## The rule: never print a raw URL

When placing a booth QR code on printed materials — signage, table cards, step-and-repeat banners, event programs — **always route it through a redirect service, not directly to the destination URL.**

## Why

Printed materials cannot be changed after they go to print. If the destination URL ever changes (event moved, link expires, URL restructured), a QR code pointing directly at it becomes permanently broken. A redirect service lets you update where the code points at any time, even after printing.

Real scenarios where this matters:
- The event URL changes or the client rebrands between when materials are printed and when the event runs
- You're reusing signage across multiple events and need to update the destination each time
- A technical issue requires switching to a backup URL on short notice

## Recommended approach

1. **Create a redirect link** using a service like [QRCode AI](https://www.qrcode-ai.com) (the one Pictor uses at its own events) or a similar URL shortener/redirect tool.
2. **Set the destination** to your booth or virtual booth URL.
3. **Generate the QR code from the redirect link**, not from the raw URL.
4. Print the QR code on your materials.
5. If the destination ever needs to change, **update the redirect** — the printed QR code stays valid.

## Bonus: scan analytics

Redirect services also give you **scan analytics** — how many people scanned the code, and (with some services) completions vs. scans. This is a genuinely useful number to share with clients as part of your post-event report.

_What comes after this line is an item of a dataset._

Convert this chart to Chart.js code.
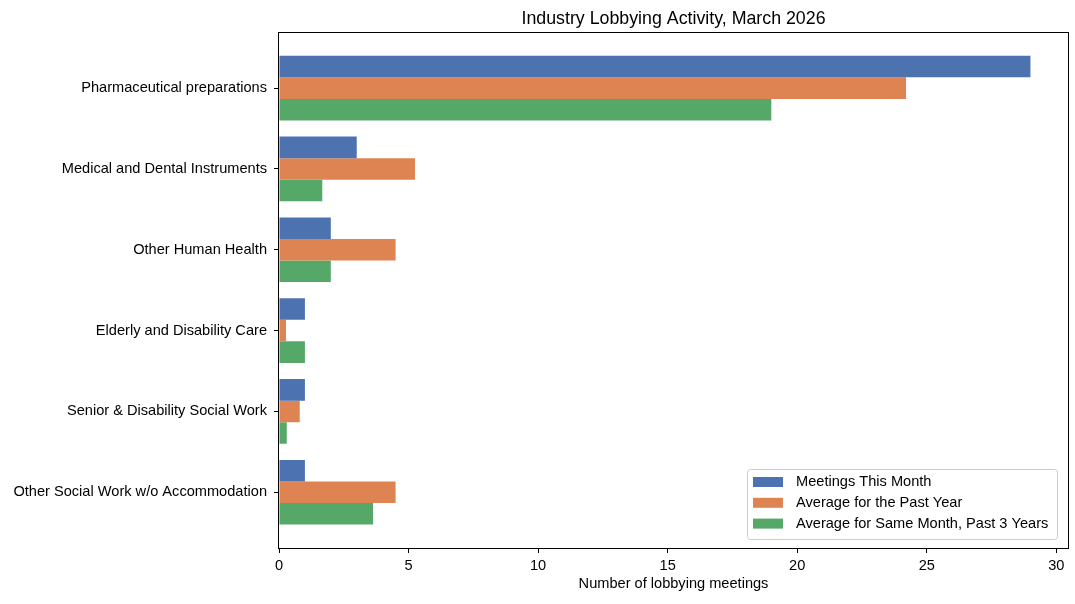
<!DOCTYPE html>
<html>
<head>
<meta charset="utf-8">
<script src="https://cdn.jsdelivr.net/npm/chart.js@4/dist/chart.umd.min.js"></script>
<style>
  html, body { margin: 0; padding: 0; background: #fff; }
  #wrap { width: 1075px; height: 604px; }
</style>
</head>
<body>
<div id="wrap"><canvas id="lobby-chart" width="1075" height="604"></canvas></div>
<script>
// --- Data ---
const INDUSTRIES = [
    'Pharmaceutical preparations',
    'Medical and Dental Instruments',
    'Other Human Health',
    'Elderly and Disability Care',
    'Senior & Disability Social Work',
    'Other Social Work w/o Accommodation'
];
const MEETINGS_THIS_MONTH = [29, 3, 2, 1, 1, 1];
const AVG_PAST_YEAR = [24.2, 5.25, 4.5, 0.27, 0.8, 4.5];
const AVG_SAME_MONTH_3Y = [19, 1.67, 2, 1, 0.3, 3.63];
const SERIES_NAMES = [
    'Meetings This Month',
    'Average for the Past Year',
    'Average for Same Month, Past 3 Years'
];
const X_TICKS = [0, 5, 10, 15, 20, 25, 30];

const COLORS = ['#4c72b0', '#dd8452', '#55a868'];
const FONT = { family: '"Liberation Sans", Arial, sans-serif', size: 14.6 };

function toPoints(values) {
    return values.map((v, i) => ({ x: v, y: i }));
}

// box around the plot (matplotlib spines)
const framePlugin = {
    id: 'frame',
    afterDraw(chart) {
        const { ctx, chartArea: a } = chart;
        ctx.save();
        ctx.strokeStyle = '#000';
        ctx.lineWidth = 1;
        ctx.strokeRect(Math.round(a.left) - 0.5, Math.round(a.top) + 0.5,
            Math.round(a.right - a.left) + 1, Math.round(a.bottom - a.top));
        ctx.restore();
    }
};

// legend inside the plot, lower right
const innerLegend = {
    id: 'innerLegend',
    afterDraw(chart) {
        const { ctx, chartArea: a } = chart;
        const w = 310, h = 70;
        const x = a.right - 11 - w, y = a.bottom - 9 - h;
        ctx.save();
        ctx.beginPath();
        ctx.roundRect(x + 0.5, y + 0.5, w, h, 3);
        ctx.fillStyle = 'rgba(255,255,255,0.8)';
        ctx.fill();
        ctx.strokeStyle = '#cccccc';
        ctx.lineWidth = 1;
        ctx.stroke();
        ctx.font = FONT.size + 'px ' + FONT.family;
        ctx.textBaseline = 'middle';
        ctx.fillStyle = '#000';
        chart.data.datasets.forEach((ds, i) => {
            const cy = y + 13 + i * 20.8;
            ctx.fillStyle = ds.backgroundColor;
            ctx.fillRect(x + 6, cy - 5, 30, 10);
            ctx.fillStyle = '#000';
            ctx.fillText(ds.label, x + 49, cy);
        });
        ctx.restore();
    }
};

const seriesValues = [MEETINGS_THIS_MONTH, AVG_PAST_YEAR, AVG_SAME_MONTH_3Y];

new Chart(document.getElementById('lobby-chart'), {
    type: 'bar',
    data: {
        datasets: seriesValues.map((vals, i) => ({
            label: SERIES_NAMES[i],
            data: toPoints(vals),
            backgroundColor: COLORS[i],
            borderWidth: 0,
            categoryPercentage: 0.8,
            barPercentage: 1.0
        }))
    },
    options: {
        indexAxis: 'y',
        responsive: false,
        animation: false,
        layout: { padding: { left: 0, right: 7, top: 0, bottom: 0 } },
        plugins: {
            legend: { display: false },
            tooltip: { enabled: false },
            title: {
                display: true,
                text: 'Industry Lobbying Activity, March 2026',
                fullSize: false,
                color: '#000',
                font: { family: FONT.family, size: 17.8, weight: 'normal' },
                padding: { top: 8, bottom: 3 }
            }
        },
        scales: {
            x: {
                type: 'linear',
                min: 0,
                max: 30.45,
                afterBuildTicks: axis => { axis.ticks = X_TICKS.map(v => ({ value: v })); },
                afterFit: axis => { axis.height = 56; },
                grid: { drawOnChartArea: false, drawTicks: true, tickLength: 5, color: '#000' },
                border: { display: false },
                ticks: { color: '#000', font: FONT, padding: 4, maxRotation: 0 },
                title: {
                    display: true,
                    text: 'Number of lobbying meetings',
                    color: '#000',
                    font: FONT,
                    padding: { top: 0, bottom: 11 }
                }
            },
            y: {
                type: 'linear',
                reverse: true,
                offset: false,
                min: -0.69,
                max: 5.69,
                afterBuildTicks: axis => { axis.ticks = INDUSTRIES.map((c, i) => ({ value: i })); },
                afterFit: axis => { axis.width = 279; },
                grid: { offset: false, drawOnChartArea: false, drawTicks: true, tickLength: 5, color: '#000' },
                border: { display: false },
                ticks: {
                    color: '#000',
                    font: FONT,
                    padding: 7,
                    callback: v => INDUSTRIES[v]
                }
            }
        }
    },
    plugins: [framePlugin, innerLegend]
});
</script>
</body>
</html>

## Frequently asked questions

**Which redirect service should I use?**
Any reliable URL shortener or redirect service works. [QRCode AI](https://www.qrcode-ai.com) is the one Pictor uses internally. Bitly and Rebrandly are other popular options. Choose one that lets you update the destination URL after creation and provides scan analytics.

**Does the QR code change when I update the redirect destination?**
No. The QR code encodes the redirect URL, which stays the same. Only the destination it points to changes. The printed code remains valid.

**What if I've already printed materials with a raw URL?**
If the URL is still valid and unlikely to change, you may be fine for this event. Going forward, use a redirect service for all new print runs.